Unwillkürlich blickte Jakob die Sitzreihen im Bus hinauf und hinunter, in der Erwartung, dass ihm der Blick einer schönen Frau begegnen würde. Doch das war nicht der Fall – nur ganz am Ende des Busses, an der hinteren Ausgangstür, saß eine alte Frau die seine Mutter hätte sein können.
Während der Bus bereits an der nächsten Haltestelle anhielt, Fahrgäste ein- und ausstiegen, öffnete Binder den Brief.
Lieber Jakob,
sicherlich sind Sie neugierig mich kennen zu lernen. Auch ich bin neugierig, Sie näher kennen zu lernen –obwohl ich Sie schon seit Jahren kenne, zumindest zu kennen glaube. Klingt das geheimnisvoll? Nun, gleich mit den nächsten Zeilen wird sich das Geheimnis lüften. Jakob, Sie erinnern mich sehr an meinen verstorbenen Sohn, Sie sind sein Spiegelbild. Aber es ist nicht nur das Aussehen, Sie ähneln ihm auch in seiner Lebensweise. Er führte ein Leben in Einsamkeit und versank irgendwann in seiner Alltäglichkeit.
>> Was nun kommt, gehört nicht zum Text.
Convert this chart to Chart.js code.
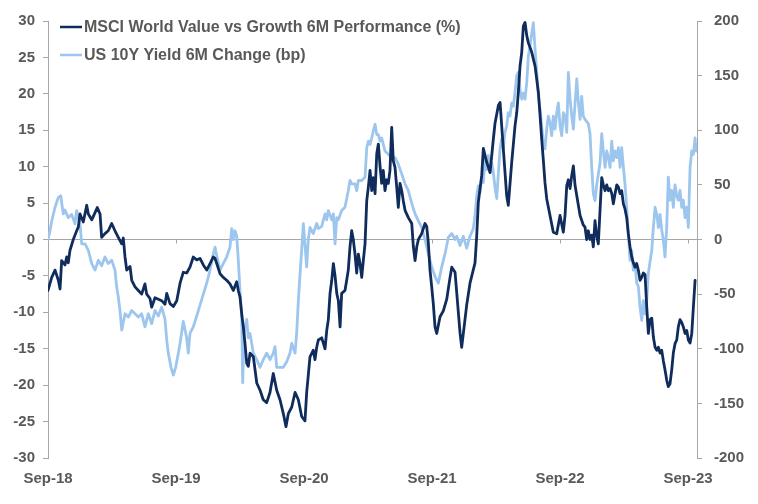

Er lebte am eigentlichen Leben vorbei
verfiel in Depressionen und hat sich vor Jahren das Leben genommen (Jakob zuckte zusammen, auch er hatte schon oft Todessehnsucht verspürt – aber seit er diese Briefe bekam nicht mehr) und als ich Sie sah... ja da war ich so erschüttert von der Gleichheit und Ihrem Wesen, dass ich mich in Ihr Leben einfach einmischen musste – vielleicht verstehen Sie? (Jakob nickte automatisch). Jakob, wenn auch Sie mich kennen lernen möchten, dann besuchen Sie mich doch in meiner Wohnung: in der Karlstraße sieben warte ich auf Sie.
Er faltete den Brief zusammen. Er war total aufgewühlt. Ja, er wollte die Frau unbedingt kennen lernen. Die Straße kannte er und in diesem Moment hielt sein Bus auch schon davor.
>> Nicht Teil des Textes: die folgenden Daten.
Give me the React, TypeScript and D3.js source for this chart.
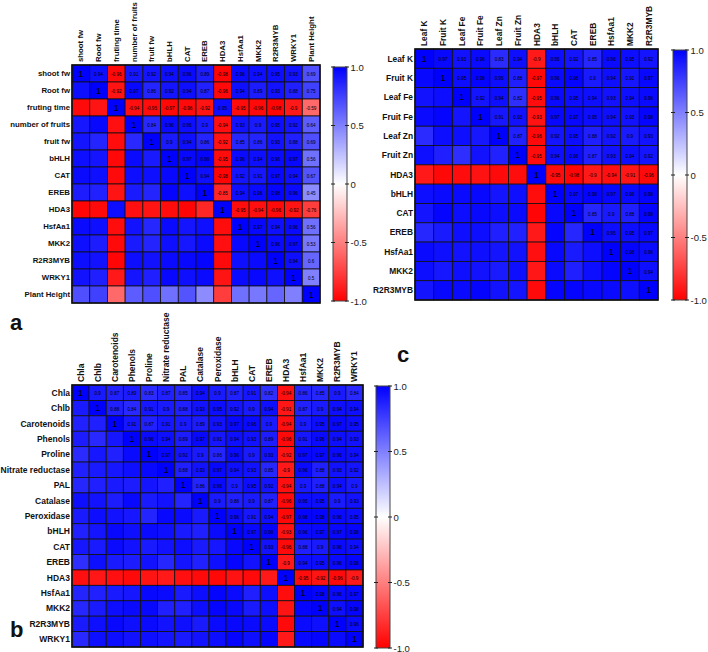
import React from 'react';
import * as d3 from 'd3';

// ---------- Panel a ----------
const varsA = ['shoot fw', 'Root fw', 'fruting time', 'number of fruits', 'fruit fw', 'bHLH', 'CAT', 'EREB', 'HDA3', 'HsfAa1', 'MKK2', 'R2R3MYB', 'WRKY1', 'Plant Height'];
const corrA = [
  [1, 0.94, -0.96, 0.91, 0.92, 0.94, 0.96, 0.89, -0.98, 0.96, 0.94, 0.95, 0.93, 0.69],
  [1, -0.92, 0.97, 0.86, 0.92, 0.94, 0.87, -0.96, 0.94, 0.89, 0.93, 0.88, 0.75],
  [1, -0.94, -0.95, -0.97, -0.96, -0.92, 0.95, -0.95, -0.96, -0.98, -0.9, -0.59],
  [1, 0.84, 0.96, 0.95, 0.9, -0.94, 0.93, 0.9, 0.95, 0.92, 0.64],
  [1, 0.9, 0.94, 0.86, -0.92, 0.85, 0.86, 0.93, 0.88, 0.69],
  [1, 0.97, 0.98, -0.95, 0.96, 0.94, 0.96, 0.97, 0.56],
  [1, 0.94, -0.98, 0.92, 0.91, 0.97, 0.94, 0.67],
  [1, -0.85, 0.94, 0.96, 0.98, 0.96, 0.45],
  [1, -0.95, -0.94, -0.96, -0.92, -0.76],
  [1, 0.97, 0.94, 0.96, 0.56],
  [1, 0.96, 0.97, 0.53],
  [1, 0.94, 0.6],
  [1, 0.5],
  [1],
];

// ---------- Panel c ----------
const varsC = ['Leaf K', 'Fruit K', 'Leaf Fe', 'Fruit Fe', 'Leaf Zn', 'Fruit Zn', 'HDA3', 'bHLH', 'CAT', 'EREB', 'HsfAa1', 'MKK2', 'R2R3MYB'];
const corrC = [
  [1, 0.97, 0.93, 0.96, 0.83, 0.94, -0.9, 0.95, 0.92, 0.85, 0.96, 0.95, 0.92],
  [1, 0.95, 0.98, 0.95, 0.88, -0.97, 0.96, 0.98, 0.9, 0.94, 0.91, 0.97],
  [1, 0.92, 0.94, 0.82, -0.95, 0.96, 0.95, 0.94, 0.93, 0.94, 0.96],
  [1, 0.91, 0.93, -0.93, 0.97, 0.97, 0.95, 0.94, 0.93, 0.98],
  [1, 0.87, -0.96, 0.92, 0.95, 0.88, 0.92, 0.9, 0.93],
  [1, -0.95, 0.94, 0.96, 0.87, 0.93, 0.94, 0.92],
  [1, -0.95, -0.98, -0.9, -0.94, -0.91, -0.96],
  [1, 0.97, 0.98, 0.97, 0.96, 0.98],
  [1, 0.85, 0.9, 0.88, 0.98],
  [1, 0.95, 0.95, 0.97],
  [1, 0.98, 0.96],
  [1, 0.94],
  [1],
];

// ---------- Panel b ----------
const varsB = ['Chla', 'Chlb', 'Carotenoids', 'Phenols', 'Proline', 'Nitrate reductase', 'PAL', 'Catalase', 'Peroxidase', 'bHLH', 'CAT', 'EREB', 'HDA3', 'HsfAa1', 'MKK2', 'R2R3MYB', 'WRKY1'];
const corrB = [
  [1, 0.9, 0.87, 0.89, 0.83, 0.87, 0.85, 0.94, 0.9, 0.87, 0.91, 0.82, -0.94, 0.86, 0.85, 0.9, 0.84],
  [1, 0.88, 0.84, 0.91, 0.9, 0.88, 0.93, 0.95, 0.92, 0.9, 0.94, -0.91, 0.87, 0.9, 0.94, 0.94],
  [1, 0.91, 0.87, 0.91, 0.9, 0.89, 0.93, 0.97, 0.96, 0.9, -0.94, 0.9, 0.95, 0.97, 0.95],
  [1, 0.96, 0.94, 0.89, 0.97, 0.91, 0.94, 0.93, 0.89, -0.96, 0.91, 0.96, 0.94, 0.93],
  [1, 0.97, 0.92, 0.9, 0.86, 0.96, 0.9, 0.93, -0.92, 0.97, 0.97, 0.96, 0.94],
  [1, 0.88, 0.93, 0.97, 0.94, 0.93, 0.85, -0.9, 0.96, 0.88, 0.93, 0.92],
  [1, 0.86, 0.96, 0.9, 0.95, 0.92, -0.94, 0.9, 0.88, 0.94, 0.9],
  [1, 0.9, 0.88, 0.9, 0.87, -0.96, 0.95, 0.95, 0.9, 0.93],
  [1, 0.96, 0.91, 0.94, -0.97, 0.98, 0.98, 0.96, 0.95],
  [1, 0.97, 0.98, -0.93, 0.96, 0.97, 0.97, 0.98],
  [1, 0.93, -0.96, 0.88, 0.9, 0.96, 0.94],
  [1, -0.9, 0.94, 0.95, 0.96, 0.98],
  [1, -0.95, -0.92, -0.96, -0.9],
  [1, 0.98, 0.96, 0.97],
  [1, 0.94, 0.98],
  [1, 0.96],
  [1],
];

const colorbarTicks = [1, 0.5, 0, -0.5, -1];

const FONT = '"Liberation Sans", Arial, sans-serif';
const color = d3
  .scaleLinear<string>()
  .domain([-1, 0, 1])
  .range(['#ff0000', '#ffffff', '#0000ff'])
  .interpolate(d3.interpolateRgb);

const fmtVal = (v: number) => (v === 1 ? '1' : String(v));
const fmtTick = (v: number) => (v === 0 ? '0' : v.toFixed(1));

function Heatmap({ labels, upper, x0, y0, w, h, labelSize, valueSize, oneSize }: any) {
  const xs = d3.scaleBand<string>().domain(labels).range([x0, x0 + w]);
  const ys = d3.scaleBand<string>().domain(labels).range([y0, y0 + h]);
  const bw = xs.bandwidth();
  const bh = ys.bandwidth();
  const n = labels.length;
  const val = (i: number, j: number) => (i <= j ? upper[i][j - i] : upper[j][i - j]);
  const cells: any[] = [];
  for (let i = 0; i < n; i++) {
    for (let j = 0; j < n; j++) {
      const v = val(i, j);
      const cx = xs(labels[j])!;
      const cy = ys(labels[i])!;
      cells.push(
        <rect key={`r${i}-${j}`} x={cx} y={cy} width={bw} height={bh} fill={color(v)} stroke="#111" strokeWidth={0.8} />
      );
      if (j >= i) {
        cells.push(
          <text
            key={`t${i}-${j}`}
            x={cx + bw / 2}
            y={cy + bh / 2 + (i === j ? 0 : 1)}
            textAnchor="middle"
            dominantBaseline="central"
            fontSize={i === j ? oneSize : valueSize}
            fill="#000"
          >
            {fmtVal(v)}
          </text>
        );
      }
    }
  }
  return (
    <g fontFamily={FONT}>
      {cells}
      <rect x={x0} y={y0} width={w} height={h} fill="none" stroke="#111" strokeWidth={1.6} />
      {labels.map((l: string) => (
        <text
          key={`rl${l}`}
          x={x0 - 2}
          y={ys(l)! + bh / 2}
          textAnchor="end"
          dominantBaseline="central"
          fontSize={labelSize}
          fontWeight="bold"
          fill="#111"
        >
          {l}
        </text>
      ))}
      {labels.map((l: string) => (
        <text
          key={`cl${l}`}
          transform={`translate(${xs(l)! + bw / 2},${y0 - 3}) rotate(-90)`}
          textAnchor="start"
          dominantBaseline="central"
          fontSize={labelSize}
          fontWeight="bold"
          fill="#111"
        >
          {l}
        </text>
      ))}
    </g>
  );
}

function ColorBar({ id, x, y, w, h }: any) {
  const s = d3.scaleLinear().domain([-1, 1]).range([y + h, y]);
  return (
    <g fontFamily={FONT}>
      <defs>
        <linearGradient id={id} x1="0" y1="1" x2="0" y2="0">
          <stop offset="0%" stopColor={color(-1)} />
          <stop offset="50%" stopColor={color(0)} />
          <stop offset="100%" stopColor={color(1)} />
        </linearGradient>
      </defs>
      <rect x={x} y={y} width={w} height={h} fill={`url(#${id})`} stroke="#444" strokeWidth={1} />
      {colorbarTicks.map((t) => (
        <g key={t}>
          <line x1={x - 2} x2={x + 2} y1={s(t)} y2={s(t)} stroke="#222" strokeWidth={1} />
          <line x1={x + w - 2} x2={x + w + 2} y1={s(t)} y2={s(t)} stroke="#222" strokeWidth={1} />
          <text x={x + w + 3.5} y={s(t)} dominantBaseline="central" fontSize={9.5} fill="#222">
            {fmtTick(t)}
          </text>
        </g>
      ))}
    </g>
  );
}

export default function App() {
  return (
    <svg
      width={708}
      height={652}
      style={{ position: 'absolute', left: 0, top: 0, background: '#fff' }}
    >
      <rect x={0} y={0} width={708} height={652} fill="#fff" />
      <Heatmap labels={varsA} upper={corrA} x0={72} y0={65} w={248} h={238} labelSize={7.8} valueSize={4.6} oneSize={9} />
      <ColorBar id="cbA" x={333} y={67} w={14} h={234} />
      <Heatmap labels={varsC} upper={corrC} x0={415} y0={49} w={243} h={251} labelSize={8.4} valueSize={4.6} oneSize={9} />
      <ColorBar id="cbC" x={673} y={50} w={14} h={250} />
      <Heatmap labels={varsB} upper={corrB} x0={72} y0={385} w={291} h={262} labelSize={8.5} valueSize={4.6} oneSize={9} />
      <ColorBar id="cbB" x={376} y={386} w={14} h={262} />
      <text x={10} y={330} fontFamily={FONT} fontWeight="bold" fontSize={22} fill="#111">a</text>
      <text x={397} y={362} fontFamily={FONT} fontWeight="bold" fontSize={22} fill="#111">c</text>
      <text x={10} y={637} fontFamily={FONT} fontWeight="bold" fontSize={22} fill="#111">b</text>
    </svg>
  );
}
Jakob verließ den Bus. Als er vor dem kleinen Einfamilienhaus in der Karlsstraße Nummer sieben stand, wehte ihm ein Hauch Vanilleduft entgegen, und kaum dass er die Klingel gedrückt hatte wurde ihm die Tür geöffnet. Vor ihm stand eine zierliche Frau die ihn anlächelte: „Wie schön dass Sie gekommen sind - treten Sie ein Jakob.“ Der Klang ihrer Stimme berührte seine Seele, es war ihm alles so vertraut, als würden sie sich schon ewig kennen. Wie verzaubert hörte er ihr zu. Sie erzählte ihm von ihrer Sorge - die sie sich um ihn gemacht hatte und dass sie ihm zu einem glücklicheren Leben verhelfen wollte. Dann zeigte sie ihm ein Foto - fassungslos starrte Jakob auf das Bild des Mannes: er sah aus wie ein Zwillingsbruder von ihm – und Jakob wusste, dass er die Wohnung dieser Frau noch viele Male betreten würde.